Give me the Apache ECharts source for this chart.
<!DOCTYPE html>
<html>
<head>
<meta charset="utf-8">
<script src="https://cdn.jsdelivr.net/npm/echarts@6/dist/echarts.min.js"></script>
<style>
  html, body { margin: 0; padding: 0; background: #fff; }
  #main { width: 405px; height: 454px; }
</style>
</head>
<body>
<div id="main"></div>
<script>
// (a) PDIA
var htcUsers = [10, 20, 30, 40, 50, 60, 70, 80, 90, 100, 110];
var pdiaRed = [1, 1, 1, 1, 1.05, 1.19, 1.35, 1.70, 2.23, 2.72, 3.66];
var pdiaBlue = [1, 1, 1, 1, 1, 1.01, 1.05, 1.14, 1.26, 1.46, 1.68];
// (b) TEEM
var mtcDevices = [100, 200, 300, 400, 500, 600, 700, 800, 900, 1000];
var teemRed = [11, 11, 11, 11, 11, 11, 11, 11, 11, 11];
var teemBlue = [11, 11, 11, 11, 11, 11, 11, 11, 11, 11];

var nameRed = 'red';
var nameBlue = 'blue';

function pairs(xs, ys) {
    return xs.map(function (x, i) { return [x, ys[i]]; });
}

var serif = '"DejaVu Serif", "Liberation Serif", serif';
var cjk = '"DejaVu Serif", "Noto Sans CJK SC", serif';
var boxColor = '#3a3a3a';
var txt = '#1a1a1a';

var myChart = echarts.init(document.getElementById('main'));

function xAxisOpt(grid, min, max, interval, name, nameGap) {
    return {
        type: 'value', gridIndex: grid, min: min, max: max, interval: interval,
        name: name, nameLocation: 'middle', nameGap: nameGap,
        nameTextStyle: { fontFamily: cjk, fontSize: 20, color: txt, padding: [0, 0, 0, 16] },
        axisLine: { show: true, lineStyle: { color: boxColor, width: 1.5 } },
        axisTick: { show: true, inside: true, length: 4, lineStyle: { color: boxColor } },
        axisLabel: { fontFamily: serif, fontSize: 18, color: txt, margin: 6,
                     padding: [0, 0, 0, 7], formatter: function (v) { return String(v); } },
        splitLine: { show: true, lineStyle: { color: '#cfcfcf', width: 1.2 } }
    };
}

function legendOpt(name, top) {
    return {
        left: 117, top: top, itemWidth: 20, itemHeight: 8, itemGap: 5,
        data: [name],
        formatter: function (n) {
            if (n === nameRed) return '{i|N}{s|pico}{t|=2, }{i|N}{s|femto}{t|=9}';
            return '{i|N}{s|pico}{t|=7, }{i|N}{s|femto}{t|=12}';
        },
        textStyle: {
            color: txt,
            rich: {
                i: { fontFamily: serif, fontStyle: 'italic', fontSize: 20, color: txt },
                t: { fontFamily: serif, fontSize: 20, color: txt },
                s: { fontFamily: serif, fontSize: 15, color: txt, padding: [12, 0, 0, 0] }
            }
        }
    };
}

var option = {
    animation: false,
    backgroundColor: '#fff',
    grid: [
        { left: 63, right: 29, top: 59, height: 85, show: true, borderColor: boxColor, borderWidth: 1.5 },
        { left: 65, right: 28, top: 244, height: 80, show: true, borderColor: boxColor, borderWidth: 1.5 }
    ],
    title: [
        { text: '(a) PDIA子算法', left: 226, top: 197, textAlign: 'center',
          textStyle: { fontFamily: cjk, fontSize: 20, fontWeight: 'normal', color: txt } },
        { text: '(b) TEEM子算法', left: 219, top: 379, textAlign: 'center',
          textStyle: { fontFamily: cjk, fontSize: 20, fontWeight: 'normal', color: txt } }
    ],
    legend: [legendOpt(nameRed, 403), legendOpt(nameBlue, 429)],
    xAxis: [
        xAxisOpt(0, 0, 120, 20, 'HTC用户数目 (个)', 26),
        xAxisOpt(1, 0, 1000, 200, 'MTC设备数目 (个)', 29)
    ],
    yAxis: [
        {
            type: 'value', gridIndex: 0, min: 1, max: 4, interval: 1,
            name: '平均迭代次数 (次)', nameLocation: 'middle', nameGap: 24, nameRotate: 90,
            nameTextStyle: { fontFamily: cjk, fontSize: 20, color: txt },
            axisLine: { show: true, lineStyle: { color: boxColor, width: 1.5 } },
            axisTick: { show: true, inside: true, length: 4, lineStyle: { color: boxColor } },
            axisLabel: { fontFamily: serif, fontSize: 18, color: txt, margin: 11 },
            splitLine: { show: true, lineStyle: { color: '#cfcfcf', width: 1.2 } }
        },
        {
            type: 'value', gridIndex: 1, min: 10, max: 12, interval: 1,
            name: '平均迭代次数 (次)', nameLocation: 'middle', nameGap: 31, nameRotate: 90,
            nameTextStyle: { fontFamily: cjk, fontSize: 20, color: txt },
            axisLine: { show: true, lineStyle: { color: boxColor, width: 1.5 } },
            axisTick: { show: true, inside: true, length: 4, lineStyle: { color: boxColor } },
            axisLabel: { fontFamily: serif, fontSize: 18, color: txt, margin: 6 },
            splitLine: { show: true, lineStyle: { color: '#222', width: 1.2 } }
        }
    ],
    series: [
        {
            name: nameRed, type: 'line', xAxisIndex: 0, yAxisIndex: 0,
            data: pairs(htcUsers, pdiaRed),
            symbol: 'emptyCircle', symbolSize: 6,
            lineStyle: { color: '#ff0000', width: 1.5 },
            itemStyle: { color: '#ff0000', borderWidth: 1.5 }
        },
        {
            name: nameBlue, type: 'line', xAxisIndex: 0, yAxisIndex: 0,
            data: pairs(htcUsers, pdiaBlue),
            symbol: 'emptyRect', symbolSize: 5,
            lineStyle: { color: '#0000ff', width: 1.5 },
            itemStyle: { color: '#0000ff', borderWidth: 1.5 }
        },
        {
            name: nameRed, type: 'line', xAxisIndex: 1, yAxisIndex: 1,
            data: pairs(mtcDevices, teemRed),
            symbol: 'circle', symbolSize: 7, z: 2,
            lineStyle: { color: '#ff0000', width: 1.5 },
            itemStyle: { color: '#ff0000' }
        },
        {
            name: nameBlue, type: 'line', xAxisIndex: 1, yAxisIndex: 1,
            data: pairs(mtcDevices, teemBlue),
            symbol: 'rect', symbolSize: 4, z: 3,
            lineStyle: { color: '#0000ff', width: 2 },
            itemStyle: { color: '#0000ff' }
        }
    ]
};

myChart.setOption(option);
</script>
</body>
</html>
________________________
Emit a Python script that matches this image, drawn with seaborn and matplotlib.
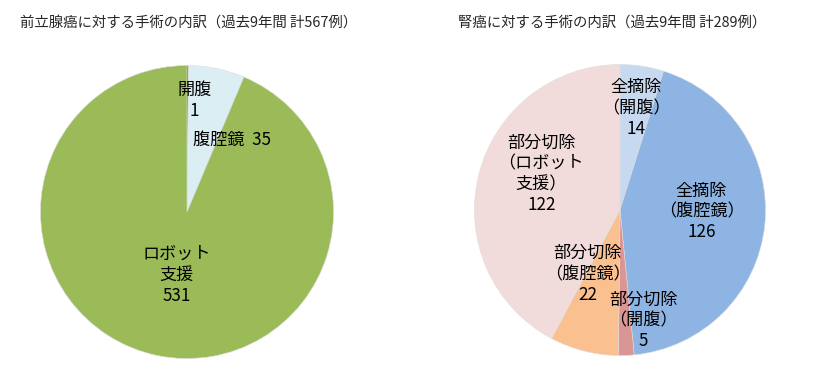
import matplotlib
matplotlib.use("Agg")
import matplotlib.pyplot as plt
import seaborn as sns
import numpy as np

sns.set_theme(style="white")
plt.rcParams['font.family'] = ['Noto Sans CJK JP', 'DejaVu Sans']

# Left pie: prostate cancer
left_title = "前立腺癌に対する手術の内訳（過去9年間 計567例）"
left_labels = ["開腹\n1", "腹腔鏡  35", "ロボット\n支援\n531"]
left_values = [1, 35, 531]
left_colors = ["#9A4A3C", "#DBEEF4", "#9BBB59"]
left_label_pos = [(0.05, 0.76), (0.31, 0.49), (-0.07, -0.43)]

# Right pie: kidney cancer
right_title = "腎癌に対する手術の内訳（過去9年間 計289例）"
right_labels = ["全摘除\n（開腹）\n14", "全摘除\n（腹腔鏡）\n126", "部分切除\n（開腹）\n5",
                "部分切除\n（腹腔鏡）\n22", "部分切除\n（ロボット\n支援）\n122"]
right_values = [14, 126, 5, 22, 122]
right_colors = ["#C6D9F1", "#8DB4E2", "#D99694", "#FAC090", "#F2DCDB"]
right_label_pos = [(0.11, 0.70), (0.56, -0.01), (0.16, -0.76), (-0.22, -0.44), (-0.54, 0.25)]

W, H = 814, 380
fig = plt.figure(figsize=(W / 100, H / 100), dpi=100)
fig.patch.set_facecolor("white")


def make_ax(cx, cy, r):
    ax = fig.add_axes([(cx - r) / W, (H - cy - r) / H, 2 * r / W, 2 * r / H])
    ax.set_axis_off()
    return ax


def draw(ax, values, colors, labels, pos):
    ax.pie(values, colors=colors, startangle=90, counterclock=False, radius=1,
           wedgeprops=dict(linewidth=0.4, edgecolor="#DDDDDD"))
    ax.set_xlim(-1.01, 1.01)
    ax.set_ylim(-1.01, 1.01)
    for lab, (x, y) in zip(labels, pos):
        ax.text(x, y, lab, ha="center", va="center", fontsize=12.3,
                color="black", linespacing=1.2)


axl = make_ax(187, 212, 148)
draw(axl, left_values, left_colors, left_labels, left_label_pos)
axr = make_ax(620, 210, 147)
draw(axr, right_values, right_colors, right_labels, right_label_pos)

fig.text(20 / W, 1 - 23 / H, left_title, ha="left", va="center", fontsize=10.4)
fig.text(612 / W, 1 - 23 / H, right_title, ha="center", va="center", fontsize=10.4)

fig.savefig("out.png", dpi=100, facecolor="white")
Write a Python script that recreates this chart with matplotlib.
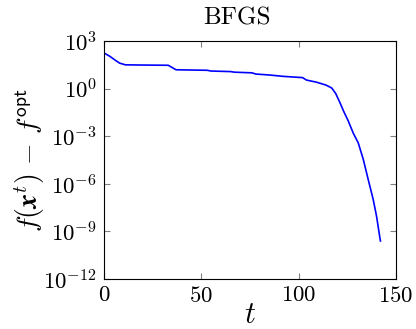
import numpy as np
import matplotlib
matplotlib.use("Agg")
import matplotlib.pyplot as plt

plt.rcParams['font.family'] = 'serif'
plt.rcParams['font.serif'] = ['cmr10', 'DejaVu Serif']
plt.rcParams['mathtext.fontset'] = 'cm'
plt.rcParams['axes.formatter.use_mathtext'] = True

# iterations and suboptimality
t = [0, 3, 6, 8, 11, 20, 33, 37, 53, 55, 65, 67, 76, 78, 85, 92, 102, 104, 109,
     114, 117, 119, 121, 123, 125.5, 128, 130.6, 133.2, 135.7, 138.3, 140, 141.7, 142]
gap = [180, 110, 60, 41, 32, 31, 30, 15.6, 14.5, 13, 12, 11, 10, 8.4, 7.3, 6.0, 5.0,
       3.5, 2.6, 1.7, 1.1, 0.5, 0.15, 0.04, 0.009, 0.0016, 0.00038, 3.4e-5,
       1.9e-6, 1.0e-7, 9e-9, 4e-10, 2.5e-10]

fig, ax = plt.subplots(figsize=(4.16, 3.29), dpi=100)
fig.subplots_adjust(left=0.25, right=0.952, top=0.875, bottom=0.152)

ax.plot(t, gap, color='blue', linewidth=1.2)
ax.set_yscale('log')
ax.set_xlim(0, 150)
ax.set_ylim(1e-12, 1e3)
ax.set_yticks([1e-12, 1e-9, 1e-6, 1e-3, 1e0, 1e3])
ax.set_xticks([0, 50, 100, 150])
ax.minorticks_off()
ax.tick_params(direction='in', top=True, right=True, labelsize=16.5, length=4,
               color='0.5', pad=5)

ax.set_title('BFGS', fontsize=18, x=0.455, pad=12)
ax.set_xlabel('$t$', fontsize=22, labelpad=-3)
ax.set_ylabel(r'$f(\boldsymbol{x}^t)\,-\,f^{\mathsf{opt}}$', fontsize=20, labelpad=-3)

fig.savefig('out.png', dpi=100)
________________________
What you have to do
Start at the line containing "Write a Python" and stop at the line containing "right=0.952, top=0.875, bottom=0.152)"; transcribe those lines exactly, skipping pictures.

Result of the exercise
Write a Python script that recreates this chart with matplotlib.
import numpy as np
import matplotlib
matplotlib.use("Agg")
import matplotlib.pyplot as plt

plt.rcParams['font.family'] = 'serif'
plt.rcParams['font.serif'] = ['cmr10', 'DejaVu Serif']
plt.rcParams['mathtext.fontset'] = 'cm'
plt.rcParams['axes.formatter.use_mathtext'] = True

# iterations and suboptimality
t = [0, 3, 6, 8, 11, 20, 33, 37, 53, 55, 65, 67, 76, 78, 85, 92, 102, 104, 109,
     114, 117, 119, 121, 123, 125.5, 128, 130.6, 133.2, 135.7, 138.3, 140, 141.7, 142]
gap = [180, 110, 60, 41, 32, 31, 30, 15.6, 14.5, 13, 12, 11, 10, 8.4, 7.3, 6.0, 5.0,
       3.5, 2.6, 1.7, 1.1, 0.5, 0.15, 0.04, 0.009, 0.0016, 0.00038, 3.4e-5,
       1.9e-6, 1.0e-7, 9e-9, 4e-10, 2.5e-10]

fig, ax = plt.subplots(figsize=(4.16, 3.29), dpi=100)
fig.subplots_adjust(left=0.25, right=0.952, top=0.875, bottom=0.152)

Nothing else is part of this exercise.